##### Information supplied

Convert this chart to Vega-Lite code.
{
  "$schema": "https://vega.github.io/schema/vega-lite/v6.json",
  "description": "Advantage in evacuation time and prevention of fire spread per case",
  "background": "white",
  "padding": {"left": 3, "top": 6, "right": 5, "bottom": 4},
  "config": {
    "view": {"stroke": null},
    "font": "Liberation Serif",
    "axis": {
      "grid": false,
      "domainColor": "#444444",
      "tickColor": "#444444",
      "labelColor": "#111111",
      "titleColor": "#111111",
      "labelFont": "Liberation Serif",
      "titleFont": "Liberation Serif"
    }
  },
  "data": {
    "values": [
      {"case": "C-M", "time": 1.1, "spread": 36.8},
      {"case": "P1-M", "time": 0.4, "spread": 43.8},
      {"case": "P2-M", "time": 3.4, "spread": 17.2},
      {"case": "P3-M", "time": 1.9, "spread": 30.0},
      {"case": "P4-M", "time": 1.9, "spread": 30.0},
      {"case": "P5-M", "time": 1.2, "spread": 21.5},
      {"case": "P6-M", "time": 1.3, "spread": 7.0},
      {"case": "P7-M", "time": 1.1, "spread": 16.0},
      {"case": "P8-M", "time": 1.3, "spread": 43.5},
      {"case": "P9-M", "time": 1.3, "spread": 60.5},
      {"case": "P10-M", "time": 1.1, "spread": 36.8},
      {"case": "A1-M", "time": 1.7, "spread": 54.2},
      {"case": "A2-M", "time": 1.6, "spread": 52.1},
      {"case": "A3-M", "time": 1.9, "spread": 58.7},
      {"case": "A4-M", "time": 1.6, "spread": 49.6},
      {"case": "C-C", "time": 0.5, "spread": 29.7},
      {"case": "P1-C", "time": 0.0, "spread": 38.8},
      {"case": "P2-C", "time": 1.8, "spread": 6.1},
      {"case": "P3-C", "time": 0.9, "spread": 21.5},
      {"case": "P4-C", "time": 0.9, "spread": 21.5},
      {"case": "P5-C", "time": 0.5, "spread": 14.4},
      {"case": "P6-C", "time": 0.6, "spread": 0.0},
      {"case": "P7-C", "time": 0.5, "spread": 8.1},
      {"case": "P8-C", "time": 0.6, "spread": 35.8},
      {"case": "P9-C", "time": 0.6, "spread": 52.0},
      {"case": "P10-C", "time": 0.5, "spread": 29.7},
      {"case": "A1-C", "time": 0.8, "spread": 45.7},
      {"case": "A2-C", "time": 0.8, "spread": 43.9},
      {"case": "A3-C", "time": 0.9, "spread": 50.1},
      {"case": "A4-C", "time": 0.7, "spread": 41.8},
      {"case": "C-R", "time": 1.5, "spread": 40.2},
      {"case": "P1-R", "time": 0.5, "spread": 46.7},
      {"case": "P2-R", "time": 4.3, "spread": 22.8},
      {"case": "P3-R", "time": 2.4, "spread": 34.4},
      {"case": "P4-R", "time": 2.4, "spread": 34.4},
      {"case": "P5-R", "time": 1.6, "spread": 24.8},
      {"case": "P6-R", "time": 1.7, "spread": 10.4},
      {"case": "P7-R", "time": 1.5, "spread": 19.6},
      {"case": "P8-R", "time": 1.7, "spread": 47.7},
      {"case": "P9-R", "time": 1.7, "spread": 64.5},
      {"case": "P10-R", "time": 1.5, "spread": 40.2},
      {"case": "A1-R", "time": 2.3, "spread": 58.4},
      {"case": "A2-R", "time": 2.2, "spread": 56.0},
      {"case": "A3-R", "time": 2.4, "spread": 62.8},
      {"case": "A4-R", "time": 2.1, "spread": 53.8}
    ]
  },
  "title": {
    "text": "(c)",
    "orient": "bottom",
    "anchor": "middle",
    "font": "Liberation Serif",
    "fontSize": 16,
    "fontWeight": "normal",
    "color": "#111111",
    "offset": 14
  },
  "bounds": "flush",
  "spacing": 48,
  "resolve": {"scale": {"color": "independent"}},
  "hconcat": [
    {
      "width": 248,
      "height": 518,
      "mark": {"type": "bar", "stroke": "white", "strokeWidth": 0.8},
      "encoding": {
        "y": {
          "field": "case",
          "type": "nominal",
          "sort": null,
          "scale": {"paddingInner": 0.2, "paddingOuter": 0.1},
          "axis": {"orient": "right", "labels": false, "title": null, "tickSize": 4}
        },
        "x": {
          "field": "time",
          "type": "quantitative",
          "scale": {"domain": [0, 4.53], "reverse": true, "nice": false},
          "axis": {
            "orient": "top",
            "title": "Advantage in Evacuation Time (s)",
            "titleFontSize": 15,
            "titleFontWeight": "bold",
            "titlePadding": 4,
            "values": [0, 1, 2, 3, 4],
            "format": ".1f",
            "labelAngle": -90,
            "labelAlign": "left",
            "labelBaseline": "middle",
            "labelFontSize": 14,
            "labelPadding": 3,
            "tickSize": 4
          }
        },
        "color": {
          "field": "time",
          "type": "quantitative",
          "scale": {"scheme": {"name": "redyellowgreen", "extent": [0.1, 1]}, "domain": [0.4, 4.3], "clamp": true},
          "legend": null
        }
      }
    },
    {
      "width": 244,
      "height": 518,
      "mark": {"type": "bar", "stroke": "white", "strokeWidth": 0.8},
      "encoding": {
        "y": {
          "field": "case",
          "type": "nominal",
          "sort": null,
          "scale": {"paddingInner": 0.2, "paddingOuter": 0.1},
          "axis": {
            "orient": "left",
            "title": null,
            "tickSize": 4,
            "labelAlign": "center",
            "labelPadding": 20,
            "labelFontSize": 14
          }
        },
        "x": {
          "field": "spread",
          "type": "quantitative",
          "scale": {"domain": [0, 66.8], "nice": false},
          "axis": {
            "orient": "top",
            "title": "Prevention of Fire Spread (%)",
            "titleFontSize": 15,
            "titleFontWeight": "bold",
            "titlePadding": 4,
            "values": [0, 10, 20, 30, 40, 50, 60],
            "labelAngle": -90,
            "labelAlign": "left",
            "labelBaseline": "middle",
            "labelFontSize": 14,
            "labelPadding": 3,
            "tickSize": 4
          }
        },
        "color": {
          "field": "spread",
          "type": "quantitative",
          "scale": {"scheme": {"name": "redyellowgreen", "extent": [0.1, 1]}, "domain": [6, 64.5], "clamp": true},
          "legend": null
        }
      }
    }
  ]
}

##########

Nothing should be left out: repeat all of the data exactly.

Convert this chart to Vega-Lite code.
{
  "$schema": "https://vega.github.io/schema/vega-lite/v6.json",
  "description": "Advantage in evacuation time and prevention of fire spread per case",
  "background": "white",
  "padding": {"left": 3, "top": 6, "right": 5, "bottom": 4},
  "config": {
    "view": {"stroke": null},
    "font": "Liberation Serif",
    "axis": {
      "grid": false,
      "domainColor": "#444444",
      "tickColor": "#444444",
      "labelColor": "#111111",
      "titleColor": "#111111",
      "labelFont": "Liberation Serif",
      "titleFont": "Liberation Serif"
    }
  },
  "data": {
    "values": [
      {"case": "C-M", "time": 1.1, "spread": 36.8},
      {"case": "P1-M", "time": 0.4, "spread": 43.8},
      {"case": "P2-M", "time": 3.4, "spread": 17.2},
      {"case": "P3-M", "time": 1.9, "spread": 30.0},
      {"case": "P4-M", "time": 1.9, "spread": 30.0},
      {"case": "P5-M", "time": 1.2, "spread": 21.5},
      {"case": "P6-M", "time": 1.3, "spread": 7.0},
      {"case": "P7-M", "time": 1.1, "spread": 16.0},
      {"case": "P8-M", "time": 1.3, "spread": 43.5},
      {"case": "P9-M", "time": 1.3, "spread": 60.5},
      {"case": "P10-M", "time": 1.1, "spread": 36.8},
      {"case": "A1-M", "time": 1.7, "spread": 54.2},
      {"case": "A2-M", "time": 1.6, "spread": 52.1},
      {"case": "A3-M", "time": 1.9, "spread": 58.7},
      {"case": "A4-M", "time": 1.6, "spread": 49.6},
      {"case": "C-C", "time": 0.5, "spread": 29.7},
      {"case": "P1-C", "time": 0.0, "spread": 38.8},
      {"case": "P2-C", "time": 1.8, "spread": 6.1},
      {"case": "P3-C", "time": 0.9, "spread": 21.5},
      {"case": "P4-C", "time": 0.9, "spread": 21.5},
      {"case": "P5-C", "time": 0.5, "spread": 14.4},
      {"case": "P6-C", "time": 0.6, "spread": 0.0},
      {"case": "P7-C", "time": 0.5, "spread": 8.1},
      {"case": "P8-C", "time": 0.6, "spread": 35.8},
      {"case": "P9-C", "time": 0.6, "spread": 52.0},
      {"case": "P10-C", "time": 0.5, "spread": 29.7},
      {"case": "A1-C", "time": 0.8, "spread": 45.7},
      {"case": "A2-C", "time": 0.8, "spread": 43.9},
      {"case": "A3-C", "time": 0.9, "spread": 50.1},
      {"case": "A4-C", "time": 0.7, "spread": 41.8},
      {"case": "C-R", "time": 1.5, "spread": 40.2},
      {"case": "P1-R", "time": 0.5, "spread": 46.7},
      {"case": "P2-R", "time": 4.3, "spread": 22.8},
      {"case": "P3-R", "time": 2.4, "spread": 34.4},
      {"case": "P4-R", "time": 2.4, "spread": 34.4},
      {"case": "P5-R", "time": 1.6, "spread": 24.8},
      {"case": "P6-R", "time": 1.7, "spread": 10.4},
      {"case": "P7-R", "time": 1.5, "spread": 19.6},
      {"case": "P8-R", "time": 1.7, "spread": 47.7},
      {"case": "P9-R", "time": 1.7, "spread": 64.5},
      {"case": "P10-R", "time": 1.5, "spread": 40.2},
      {"case": "A1-R", "time": 2.3, "spread": 58.4},
      {"case": "A2-R", "time": 2.2, "spread": 56.0},
      {"case": "A3-R", "time": 2.4, "spread": 62.8},
      {"case": "A4-R", "time": 2.1, "spread": 53.8}
    ]
  },
  "title": {
    "text": "(c)",
    "orient": "bottom",
    "anchor": "middle",
    "font": "Liberation Serif",
    "fontSize": 16,
    "fontWeight": "normal",
    "color": "#111111",
    "offset": 14
  },
  "bounds": "flush",
  "spacing": 48,
  "resolve": {"scale": {"color": "independent"}},
  "hconcat": [
    {
      "width": 248,
      "height": 518,
      "mark": {"type": "bar", "stroke": "white", "strokeWidth": 0.8},
      "encoding": {
        "y": {
          "field": "case",
          "type": "nominal",
          "sort": null,
          "scale": {"paddingInner": 0.2, "paddingOuter": 0.1},
          "axis": {"orient": "right", "labels": false, "title": null, "tickSize": 4}
        },
        "x": {
          "field": "time",
          "type": "quantitative",
          "scale": {"domain": [0, 4.53], "reverse": true, "nice": false},
          "axis": {
            "orient": "top",
            "title": "Advantage in Evacuation Time (s)",
            "titleFontSize": 15,
            "titleFontWeight": "bold",
            "titlePadding": 4,
            "values": [0, 1, 2, 3, 4],
            "format": ".1f",
            "labelAngle": -90,
            "labelAlign": "left",
            "labelBaseline": "middle",
            "labelFontSize": 14,
            "labelPadding": 3,
            "tickSize": 4
          }
        },
        "color": {
          "field": "time",
          "type": "quantitative",
          "scale": {"scheme": {"name": "redyellowgreen", "extent": [0.1, 1]}, "domain": [0.4, 4.3], "clamp": true},
          "legend": null
        }
      }
    },
    {
      "width": 244,
      "height": 518,
      "mark": {"type": "bar", "stroke": "white", "strokeWidth": 0.8},
      "encoding": {
        "y": {
          "field": "case",
          "type": "nominal",
          "sort": null,
          "scale": {"paddingInner": 0.2, "paddingOuter": 0.1},
          "axis": {
            "orient": "left",
            "title": null,
            "tickSize": 4,
            "labelAlign": "center",
            "labelPadding": 20,
            "labelFontSize": 14
          }
        },
        "x": {
          "field": "spread",
          "type": "quantitative",
          "scale": {"domain": [0, 66.8], "nice": false},
          "axis": {
            "orient": "top",
            "title": "Prevention of Fire Spread (%)",
            "titleFontSize": 15,
            "titleFontWeight": "bold",
            "titlePadding": 4,
            "values": [0, 10, 20, 30, 40, 50, 60],
            "labelAngle": -90,
            "labelAlign": "left",
            "labelBaseline": "middle",
            "labelFontSize": 14,
            "labelPadding": 3,
            "tickSize": 4
          }
        },
        "color": {
          "field": "spread",
          "type": "quantitative",
          "scale": {"scheme": {"name": "redyellowgreen", "extent": [0.1, 1]}, "domain": [6, 64.5], "clamp": true},
          "legend": null
        }
      }
    }
  ]
}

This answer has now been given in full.